Material provided start
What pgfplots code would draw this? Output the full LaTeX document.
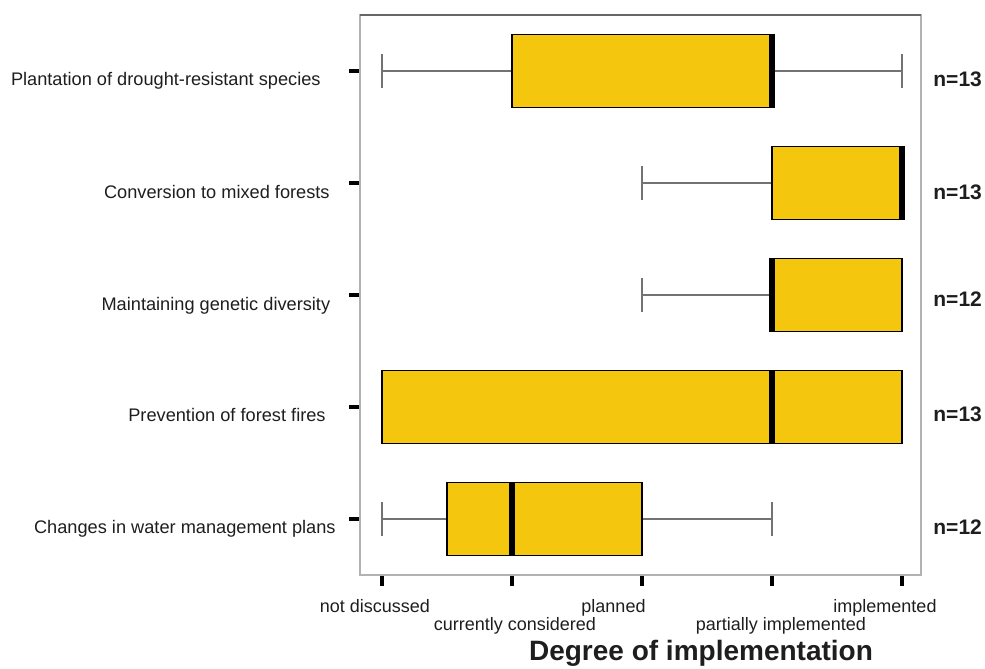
\documentclass[border=0pt]{standalone}
\usepackage{pgfplots}
\pgfplotsset{compat=1.18}
\usepgfplotslibrary{statistics}
\usepackage{fontspec}
\setmainfont{Liberation Sans}

\definecolor{boxyellow}{RGB}{244,199,14}
\definecolor{labelgray}{RGB}{30,30,30}

\begin{document}
\begin{tikzpicture}
% fixed page: the axis box has its lower-left corner at the origin
\useasboundingbox (-180pt,-47pt) rectangle (312.5pt,287.5pt);
\begin{axis}[
  at={(0pt,0pt)}, anchor=south west,
  scale only axis,
  width=280.5pt, height=280pt,
  xmin=-0.169, xmax=4.146,
  ymin=0.5, ymax=5.5,
  xtick={0,1,2,3,4}, ytick={1,2,3,4,5},
  xticklabels={}, yticklabels={},
  xtick pos=left, ytick pos=left,
  tick align=outside,
  major tick length=5.5pt,
  tick style={black, line width=2.4pt},
  axis line style={black!30, line width=1pt},
  boxplot/draw direction=x,
  boxplot/every median/.style={black, line width=3pt},
  boxplot/every whisker/.style={black!55, line width=0.6pt},
  boxplot/box extend=0.652,
  boxplot/whisker extend=0.295,
]
% Plantation of drought-resistant species
\addplot[boxplot prepared={lower whisker=0, lower quartile=1, median=3,
  upper quartile=3, upper whisker=4, draw position=5},
  fill=boxyellow, draw=black, line width=0.6pt] coordinates {};
% Conversion to mixed forests
\addplot[boxplot prepared={lower whisker=2, lower quartile=3, median=4,
  upper quartile=4, upper whisker=4, draw position=4},
  fill=boxyellow, draw=black, line width=0.6pt] coordinates {};
% Maintaining genetic diversity
\addplot[boxplot prepared={lower whisker=2, lower quartile=3, median=3,
  upper quartile=4, upper whisker=4, draw position=3},
  fill=boxyellow, draw=black, line width=0.6pt] coordinates {};
% Prevention of forest fires
\addplot[boxplot prepared={lower whisker=0, lower quartile=0, median=3,
  upper quartile=4, upper whisker=4, draw position=2},
  fill=boxyellow, draw=black, line width=0.6pt] coordinates {};
% Changes in water management plans
\addplot[boxplot prepared={lower whisker=0, lower quartile=0.5, median=1,
  upper quartile=2, upper whisker=3, draw position=1},
  fill=boxyellow, draw=black, line width=0.6pt] coordinates {};
% darker top frame line
\draw[black!60, line width=1pt] (rel axis cs:0,1) -- (rel axis cs:1,1);
\end{axis}

% category labels
\begin{scope}[every node/.style={font=\fontsize{9.1}{11}\selectfont, text=labelgray, inner sep=0pt, anchor=base east}]
\node at (-19.5pt,244.9pt) {Plantation of drought-resistant species};
\node at (-15pt,188.4pt) {Conversion to mixed forests};
\node at (-14.7pt,132.4pt) {Maintaining genetic diversity};
\node at (-17pt,76.7pt) {Prevention of forest fires};
\node at (-12pt,20.7pt) {Changes in water management plans};
\end{scope}

% sample sizes
\begin{scope}[every node/.style={font=\fontsize{10.5}{12}\selectfont\bfseries, text=labelgray, inner sep=0pt, anchor=base west}]
\node at (286.5pt,244pt) {n=13};
\node at (286.5pt,187.5pt) {n=13};
\node at (286.5pt,134pt) {n=12};
\node at (286.5pt,76.5pt) {n=13};
\node at (286.5pt,20pt) {n=12};
\end{scope}

% degree categories, staggered in two rows
\begin{scope}[every node/.style={font=\fontsize{9}{11}\selectfont, text=labelgray, inner sep=0pt, anchor=base}]
\node at (7.5pt,-18.5pt) {not discussed};
\node at (77.5pt,-27.5pt) {currently considered};
\node at (126.75pt,-18.5pt) {planned};
\node at (210.5pt,-27.5pt) {partially implemented};
\node at (262.5pt,-18.5pt) {implemented};
\end{scope}

\node[font=\fontsize{14}{16}\selectfont\bfseries, text=labelgray, inner sep=0pt, anchor=base] at (170.5pt,-42.5pt) {Degree of implementation};
\end{tikzpicture}
\end{document}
Material provided end
Given request
Exclude the images and reproduce the remaining data exactly.

Answer to the exercise
What pgfplots code would draw this? Output the full LaTeX document.
\documentclass[border=0pt]{standalone}
\usepackage{pgfplots}
\pgfplotsset{compat=1.18}
\usepgfplotslibrary{statistics}
\usepackage{fontspec}
\setmainfont{Liberation Sans}

\definecolor{boxyellow}{RGB}{244,199,14}
\definecolor{labelgray}{RGB}{30,30,30}

\begin{document}
\begin{tikzpicture}
% fixed page: the axis box has its lower-left corner at the origin
\useasboundingbox (-180pt,-47pt) rectangle (312.5pt,287.5pt);
\begin{axis}[
  at={(0pt,0pt)}, anchor=south west,
  scale only axis,
  width=280.5pt, height=280pt,
  xmin=-0.169, xmax=4.146,
  ymin=0.5, ymax=5.5,
  xtick={0,1,2,3,4}, ytick={1,2,3,4,5},
  xticklabels={}, yticklabels={},
  xtick pos=left, ytick pos=left,
  tick align=outside,
  major tick length=5.5pt,
  tick style={black, line width=2.4pt},
  axis line style={black!30, line width=1pt},
  boxplot/draw direction=x,
  boxplot/every median/.style={black, line width=3pt},
  boxplot/every whisker/.style={black!55, line width=0.6pt},
  boxplot/box extend=0.652,
  boxplot/whisker extend=0.295,
]
% Plantation of drought-resistant species
\addplot[boxplot prepared={lower whisker=0, lower quartile=1, median=3,
  upper quartile=3, upper whisker=4, draw position=5},
  fill=boxyellow, draw=black, line width=0.6pt] coordinates {};
% Conversion to mixed forests
\addplot[boxplot prepared={lower whisker=2, lower quartile=3, median=4,
  upper quartile=4, upper whisker=4, draw position=4},
  fill=boxyellow, draw=black, line width=0.6pt] coordinates {};
% Maintaining genetic diversity
\addplot[boxplot prepared={lower whisker=2, lower quartile=3, median=3,
  upper quartile=4, upper whisker=4, draw position=3},
  fill=boxyellow, draw=black, line width=0.6pt] coordinates {};
% Prevention of forest fires
\addplot[boxplot prepared={lower whisker=0, lower quartile=0, median=3,
  upper quartile=4, upper whisker=4, draw position=2},
  fill=boxyellow, draw=black, line width=0.6pt] coordinates {};
% Changes in water management plans
\addplot[boxplot prepared={lower whisker=0, lower quartile=0.5, median=1,
  upper quartile=2, upper whisker=3, draw position=1},
  fill=boxyellow, draw=black, line width=0.6pt] coordinates {};
% darker top frame line
\draw[black!60, line width=1pt] (rel axis cs:0,1) -- (rel axis cs:1,1);
\end{axis}

% category labels
\begin{scope}[every node/.style={font=\fontsize{9.1}{11}\selectfont, text=labelgray, inner sep=0pt, anchor=base east}]
\node at (-19.5pt,244.9pt) {Plantation of drought-resistant species};
\node at (-15pt,188.4pt) {Conversion to mixed forests};
\node at (-14.7pt,132.4pt) {Maintaining genetic diversity};
\node at (-17pt,76.7pt) {Prevention of forest fires};
\node at (-12pt,20.7pt) {Changes in water management plans};
\end{scope}

% sample sizes
\begin{scope}[every node/.style={font=\fontsize{10.5}{12}\selectfont\bfseries, text=labelgray, inner sep=0pt, anchor=base west}]
\node at (286.5pt,244pt) {n=13};
\node at (286.5pt,187.5pt) {n=13};
\node at (286.5pt,134pt) {n=12};
\node at (286.5pt,76.5pt) {n=13};
\node at (286.5pt,20pt) {n=12};
\end{scope}

% degree categories, staggered in two rows
\begin{scope}[every node/.style={font=\fontsize{9}{11}\selectfont, text=labelgray, inner sep=0pt, anchor=base}]
\node at (7.5pt,-18.5pt) {not discussed};
\node at (77.5pt,-27.5pt) {currently considered};
\node at (126.75pt,-18.5pt) {planned};
\node at (210.5pt,-27.5pt) {partially implemented};
\node at (262.5pt,-18.5pt) {implemented};
\end{scope}

\node[font=\fontsize{14}{16}\selectfont\bfseries, text=labelgray, inner sep=0pt, anchor=base] at (170.5pt,-42.5pt) {Degree of implementation};
\end{tikzpicture}
\end{document}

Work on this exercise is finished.